The money the projects will provide for Bright Local School District “is just phenomenal,” said School Board President Angie Wright. “We haven’t been able to pass a tax levy, so it will help our schools a great deal.” The money can help provide needed upkeep of aging buildings, as well as maintenance and improvements for the sprawling rural school district’s bus fleet. Improving teachers’ salaries is also a huge issue. “To keep good teachers, we need to keep them here and keep them updated on technology and everything that our kids need,” Wright said.
“I don’t see it changing the community,” she added. In some places, “we’re going to see solar panels instead of crops in the field. But I think that’s something that we can all get used to and move on.”
‘Those jobs aren’t just sitting there’
Many construction workers for the projects will likely come from nearby areas of Appalachian Ohio. The region was “built largely on an earlier vision of the energy economy,” said Evan Blumer, who served as project director for the Appalachian Solar Jobs Network while the regulatory proposal was underway.
AEP spokesperson Scott Blake also noted “the important role renewable energy plays in attracting new businesses to Ohio.” Presumably the projects could still provide that attraction to companies seeking to locate or weighing whether to keep facilities in the state.
Witnesses for AEP had testified that construction of the 400 MW included in the two projects would bring 3,870 direct and indirect jobs, adding more than $250 million to Ohio workers’ earnings. Another 50 continuing jobs after the projects were installed would add $2.5 million to worker earnings and more than $33 million to the state’s gross domestic product, the company’s lawyers wrote in a brief to regulators.

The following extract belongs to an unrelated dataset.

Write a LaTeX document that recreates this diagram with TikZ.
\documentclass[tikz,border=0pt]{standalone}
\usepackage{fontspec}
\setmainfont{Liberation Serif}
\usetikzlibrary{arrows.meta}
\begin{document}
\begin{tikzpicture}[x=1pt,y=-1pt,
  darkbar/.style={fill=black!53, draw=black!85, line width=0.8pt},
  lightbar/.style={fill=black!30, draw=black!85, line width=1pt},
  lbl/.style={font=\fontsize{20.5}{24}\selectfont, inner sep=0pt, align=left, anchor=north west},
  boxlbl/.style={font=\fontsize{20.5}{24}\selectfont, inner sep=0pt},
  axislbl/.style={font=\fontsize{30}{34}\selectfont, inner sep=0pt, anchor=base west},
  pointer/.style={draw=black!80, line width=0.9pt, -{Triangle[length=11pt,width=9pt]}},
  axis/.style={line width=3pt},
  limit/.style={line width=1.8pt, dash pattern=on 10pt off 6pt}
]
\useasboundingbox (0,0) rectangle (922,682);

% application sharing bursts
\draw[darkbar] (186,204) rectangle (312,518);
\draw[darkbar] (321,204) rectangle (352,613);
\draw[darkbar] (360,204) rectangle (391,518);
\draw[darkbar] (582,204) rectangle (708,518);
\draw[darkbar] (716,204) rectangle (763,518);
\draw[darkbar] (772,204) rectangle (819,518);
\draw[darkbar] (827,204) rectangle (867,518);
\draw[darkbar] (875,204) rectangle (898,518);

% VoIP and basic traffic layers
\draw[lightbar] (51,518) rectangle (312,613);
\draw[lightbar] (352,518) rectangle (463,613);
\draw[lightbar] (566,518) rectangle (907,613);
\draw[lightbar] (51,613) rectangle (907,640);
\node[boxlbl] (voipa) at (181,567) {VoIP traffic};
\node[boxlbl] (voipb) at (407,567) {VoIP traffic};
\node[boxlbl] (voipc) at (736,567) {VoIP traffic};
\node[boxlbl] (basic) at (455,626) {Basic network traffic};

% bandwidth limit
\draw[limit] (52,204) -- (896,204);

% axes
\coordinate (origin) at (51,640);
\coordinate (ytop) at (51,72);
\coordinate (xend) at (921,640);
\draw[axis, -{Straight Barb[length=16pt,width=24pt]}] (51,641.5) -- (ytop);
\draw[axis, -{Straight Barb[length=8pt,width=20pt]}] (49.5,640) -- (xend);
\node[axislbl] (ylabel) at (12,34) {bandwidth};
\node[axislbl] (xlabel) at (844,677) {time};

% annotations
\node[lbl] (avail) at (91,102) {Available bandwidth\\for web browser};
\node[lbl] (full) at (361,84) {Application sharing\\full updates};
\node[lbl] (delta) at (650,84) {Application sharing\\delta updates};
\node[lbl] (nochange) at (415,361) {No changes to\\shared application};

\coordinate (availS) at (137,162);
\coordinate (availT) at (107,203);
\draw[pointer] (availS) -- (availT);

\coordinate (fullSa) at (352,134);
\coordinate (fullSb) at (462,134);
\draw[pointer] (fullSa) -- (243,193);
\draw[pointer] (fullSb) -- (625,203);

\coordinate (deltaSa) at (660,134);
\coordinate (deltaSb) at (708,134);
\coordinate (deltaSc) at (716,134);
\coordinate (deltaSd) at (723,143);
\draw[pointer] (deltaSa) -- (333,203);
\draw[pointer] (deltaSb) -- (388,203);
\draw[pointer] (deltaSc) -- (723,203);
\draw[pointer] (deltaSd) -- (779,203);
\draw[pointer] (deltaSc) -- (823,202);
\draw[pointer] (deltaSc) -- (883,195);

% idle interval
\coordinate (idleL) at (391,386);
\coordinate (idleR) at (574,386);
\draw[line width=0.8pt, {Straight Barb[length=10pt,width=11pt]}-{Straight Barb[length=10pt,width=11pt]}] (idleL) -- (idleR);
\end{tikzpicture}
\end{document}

If the projects come on line in phases instead of large blocks all at once, the total work to be done would be about the same. However, the number of workers doing that work over a longer period of time would likely be smaller. And the indirect jobs linked to supporting their work could be less.
Beyond that, the Appalachian Solar Jobs Network had estimated that building the projects all at once might have spurred a manufacturing hub and another 150 permanent jobs, in addition to jobs servicing solar equipment.
“We had targeted the 400 megawatts because we knew that building at that scale could bring additional development” to the area, NRDC’s Sawmiller said. The idea was that a critical mass of immediate demand would draw companies to build local facilities. Manufacturers would have known there was large, fairly immediate local demand for output. Savings on transportation costs, a ready labor market, and a possible preference for local suppliers might also have let them enjoy a competitive advantage.
“Solar is going to continue to grow in Ohio, [probably] mostly in the southwestern part of the state, because the solar resources are best there,” said Blumer. In his view, though, companies in the supply chain won’t necessarily locate new facilities in the state without an “urgency for manufacturing in Ohio.”
If the projects are built incrementally, in sections, the volume of immediate demand might not justify the effort and cost of locating a new plant in Ohio. Instead, existing plants in other states or Ohio would meet the need for solar panels, supplies and other components.
“Those jobs aren’t just sitting there,” Blumer said. “They’re getting snapped up by other parts of the country that are willing to put more behind the drive to attract the companies.”